[Items from a dataset]
• • • • • • •

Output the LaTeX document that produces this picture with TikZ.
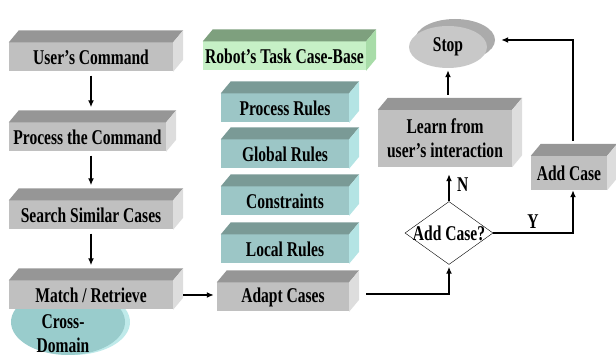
\documentclass[tikz,border=0pt]{standalone}
\usepackage{fontspec}
\setmainfont{Liberation Serif}[FakeStretch=0.74]
\usetikzlibrary{shapes.geometric,arrows.meta}

\definecolor{grayFront}{HTML}{C0C0C0}
\definecolor{grayTop}{HTML}{969696}
\definecolor{graySide}{HTML}{DDDDDD}
\definecolor{tealFront}{HTML}{9CC6C6}
\definecolor{tealTop}{HTML}{7A9A96}
\definecolor{tealSide}{HTML}{B4E4E4}
\definecolor{greenFront}{HTML}{C6F0C6}
\definecolor{greenTop}{HTML}{7EA07E}
\definecolor{greenSide}{HTML}{A8DCA8}
\definecolor{discFront}{HTML}{99CCCC}
\definecolor{discSide}{HTML}{BFEAEA}
\definecolor{stopFront}{HTML}{C8C8C8}
\definecolor{stopTop}{HTML}{ABABAB}

\tikzset{
  txt/.style={font=\bfseries\fontsize{21}{24}\selectfont},
  block/.style={rectangle, fill=#1Front, minimum height=29pt, inner sep=0pt, txt},
  arr/.style={-{Latex[length=7pt,width=6pt]}, line width=1.6pt},
}

\begin{document}
\begin{tikzpicture}[x=1pt,y=1pt]
    \useasboundingbox (0,0) rectangle (616,356);

    % Cross-Domain disc (behind Match / Retrieve)
    \node[ellipse, fill=discSide, minimum width=114pt, minimum height=66pt] (cds) at (73,34) {};
    \node[ellipse, fill=discFront, minimum width=114pt, minimum height=66pt] (cd) at (68,34) {};
    \node[txt, align=center] (cdl) at (63,22) {Cross-\\Domain};

    % Left column
    \node[block=gray, minimum width=164pt] (uc) at (91,299) {User’s Command};
    \node[block=gray, minimum width=157pt] (pc) at (87.5,219) {Process the Command};
    \node[block=gray, minimum width=164pt] (ss) at (91,141) {Search Similar Cases};
    \node[block=gray, minimum width=164pt] (mr) at (91,61) {Match / Retrieve};

    % Case base column
    \node[block=green, minimum width=163pt] (kb) at (284.5,300) {Robot’s Task Case-Base};
    \node[block=teal, minimum width=128pt] (pr) at (285,248) {Process Rules};
    \node[block=teal, minimum width=128pt] (gr) at (285,202) {Global Rules};
    \node[block=teal, minimum width=128pt] (cs) at (285,155) {Constraints};
    \node[block=teal, minimum width=128pt] (lr) at (285,107) {Local Rules};
    \node[block=gray, minimum width=132pt] (ad) at (283,59) {Adapt Cases};

    % Right part
    \node[block=gray, minimum width=134pt, minimum height=57pt, align=center] (lf) at (445,217.5) {Learn from\\user’s interaction};
    \node[block=gray, minimum width=76pt, minimum height=34pt] (adc) at (569,183) {Add Case};
    \node[diamond, draw, fill=white, minimum width=88pt, minimum height=63pt, inner sep=0pt, txt] (dc) at (449,123) {\makebox[0pt]{Add Case?}};
    \node[ellipse, fill=stopTop, minimum width=80pt, minimum height=42pt] (stb) at (455,316) {};
    \node[ellipse, fill=stopFront, minimum width=78pt, minimum height=42pt, txt] (st) at (448,309) {Stop};

    % Top and side faces
    \foreach \n/\c in {uc/gray,pc/gray,ss/gray,mr/gray,ad/gray,lf/gray,adc/gray,kb/green,pr/teal,gr/teal,cs/teal,lr/teal}{
        \fill[fill=\c Top] (\n.north west) -- ++(10,12) -- ([shift={(10,12)}]\n.north east) -- (\n.north east) -- cycle;
        \fill[fill=\c Side] (\n.south east) -- (\n.north east) -- ++(10,12) -- ([shift={(10,12)}]\n.south east) -- cycle;
    }

    % Flow
    \draw[arr, shorten <=4pt, shorten >=15pt] (uc.south) -- (uc.south |- pc.north);
    \draw[arr, shorten <=4pt, shorten >=15pt] (ss.north |- pc.south) -- (ss.north);
    \draw[arr, shorten <=4pt, shorten >=15pt] (ss.south) -- (mr.north);
    \draw[arr, shorten <=10pt, shorten >=3pt] (mr.east) -- (mr.east -| ad.west);
    \draw[arr, shorten <=17pt, shorten >=2pt] ([yshift=3pt]ad.east) -| (dc.south);
    \draw[arr] (dc.east) -| node[pos=0.25, above, txt] {Y} ([xshift=4pt]adc.south);
    \draw[arr, shorten >=7pt] (dc.north) -- node[right=4pt, txt] {N} (dc.north |- lf.south);
    \draw[arr, shorten <=15pt, shorten >=2pt] (st.south |- lf.north) -- (st.south);
    \draw[arr, shorten <=15pt, shorten >=6pt] ([xshift=4pt]adc.north) |- (stb.east);
\end{tikzpicture}
\end{document}
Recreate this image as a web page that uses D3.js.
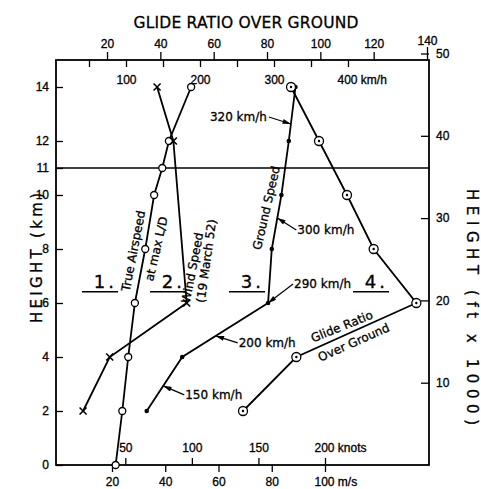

• • • • • • •

* _YOUR INSTRUCTIONS_
Reproduce the full listing above verbatim, with no pictures included.

* _ANSWER IN FULL_
Output the LaTeX document that produces this picture with TikZ.
\documentclass[tikz,border=0pt]{standalone}
\usepackage{fontspec}
\setmainfont{Liberation Serif}[FakeStretch=0.74]
\usetikzlibrary{shapes.geometric,arrows.meta}

\definecolor{grayFront}{HTML}{C0C0C0}
\definecolor{grayTop}{HTML}{969696}
\definecolor{graySide}{HTML}{DDDDDD}
\definecolor{tealFront}{HTML}{9CC6C6}
\definecolor{tealTop}{HTML}{7A9A96}
\definecolor{tealSide}{HTML}{B4E4E4}
\definecolor{greenFront}{HTML}{C6F0C6}
\definecolor{greenTop}{HTML}{7EA07E}
\definecolor{greenSide}{HTML}{A8DCA8}
\definecolor{discFront}{HTML}{99CCCC}
\definecolor{discSide}{HTML}{BFEAEA}
\definecolor{stopFront}{HTML}{C8C8C8}
\definecolor{stopTop}{HTML}{ABABAB}

\tikzset{
  txt/.style={font=\bfseries\fontsize{21}{24}\selectfont},
  block/.style={rectangle, fill=#1Front, minimum height=29pt, inner sep=0pt, txt},
  arr/.style={-{Latex[length=7pt,width=6pt]}, line width=1.6pt},
}

\begin{document}
\begin{tikzpicture}[x=1pt,y=1pt]
    \useasboundingbox (0,0) rectangle (616,356);

    % Cross-Domain disc (behind Match / Retrieve)
    \node[ellipse, fill=discSide, minimum width=114pt, minimum height=66pt] (cds) at (73,34) {};
    \node[ellipse, fill=discFront, minimum width=114pt, minimum height=66pt] (cd) at (68,34) {};
    \node[txt, align=center] (cdl) at (63,22) {Cross-\\Domain};

    % Left column
    \node[block=gray, minimum width=164pt] (uc) at (91,299) {User’s Command};
    \node[block=gray, minimum width=157pt] (pc) at (87.5,219) {Process the Command};
    \node[block=gray, minimum width=164pt] (ss) at (91,141) {Search Similar Cases};
    \node[block=gray, minimum width=164pt] (mr) at (91,61) {Match / Retrieve};

    % Case base column
    \node[block=green, minimum width=163pt] (kb) at (284.5,300) {Robot’s Task Case-Base};
    \node[block=teal, minimum width=128pt] (pr) at (285,248) {Process Rules};
    \node[block=teal, minimum width=128pt] (gr) at (285,202) {Global Rules};
    \node[block=teal, minimum width=128pt] (cs) at (285,155) {Constraints};
    \node[block=teal, minimum width=128pt] (lr) at (285,107) {Local Rules};
    \node[block=gray, minimum width=132pt] (ad) at (283,59) {Adapt Cases};

    % Right part
    \node[block=gray, minimum width=134pt, minimum height=57pt, align=center] (lf) at (445,217.5) {Learn from\\user’s interaction};
    \node[block=gray, minimum width=76pt, minimum height=34pt] (adc) at (569,183) {Add Case};
    \node[diamond, draw, fill=white, minimum width=88pt, minimum height=63pt, inner sep=0pt, txt] (dc) at (449,123) {\makebox[0pt]{Add Case?}};
    \node[ellipse, fill=stopTop, minimum width=80pt, minimum height=42pt] (stb) at (455,316) {};
    \node[ellipse, fill=stopFront, minimum width=78pt, minimum height=42pt, txt] (st) at (448,309) {Stop};

    % Top and side faces
    \foreach \n/\c in {uc/gray,pc/gray,ss/gray,mr/gray,ad/gray,lf/gray,adc/gray,kb/green,pr/teal,gr/teal,cs/teal,lr/teal}{
        \fill[fill=\c Top] (\n.north west) -- ++(10,12) -- ([shift={(10,12)}]\n.north east) -- (\n.north east) -- cycle;
        \fill[fill=\c Side] (\n.south east) -- (\n.north east) -- ++(10,12) -- ([shift={(10,12)}]\n.south east) -- cycle;
    }

    % Flow
    \draw[arr, shorten <=4pt, shorten >=15pt] (uc.south) -- (uc.south |- pc.north);
    \draw[arr, shorten <=4pt, shorten >=15pt] (ss.north |- pc.south) -- (ss.north);
    \draw[arr, shorten <=4pt, shorten >=15pt] (ss.south) -- (mr.north);
    \draw[arr, shorten <=10pt, shorten >=3pt] (mr.east) -- (mr.east -| ad.west);
    \draw[arr, shorten <=17pt, shorten >=2pt] ([yshift=3pt]ad.east) -| (dc.south);
    \draw[arr] (dc.east) -| node[pos=0.25, above, txt] {Y} ([xshift=4pt]adc.south);
    \draw[arr, shorten >=7pt] (dc.north) -- node[right=4pt, txt] {N} (dc.north |- lf.south);
    \draw[arr, shorten <=15pt, shorten >=2pt] (st.south |- lf.north) -- (st.south);
    \draw[arr, shorten <=15pt, shorten >=6pt] ([xshift=4pt]adc.north) |- (stb.east);
\end{tikzpicture}
\end{document}
Recreate this image as a web page that uses D3.js.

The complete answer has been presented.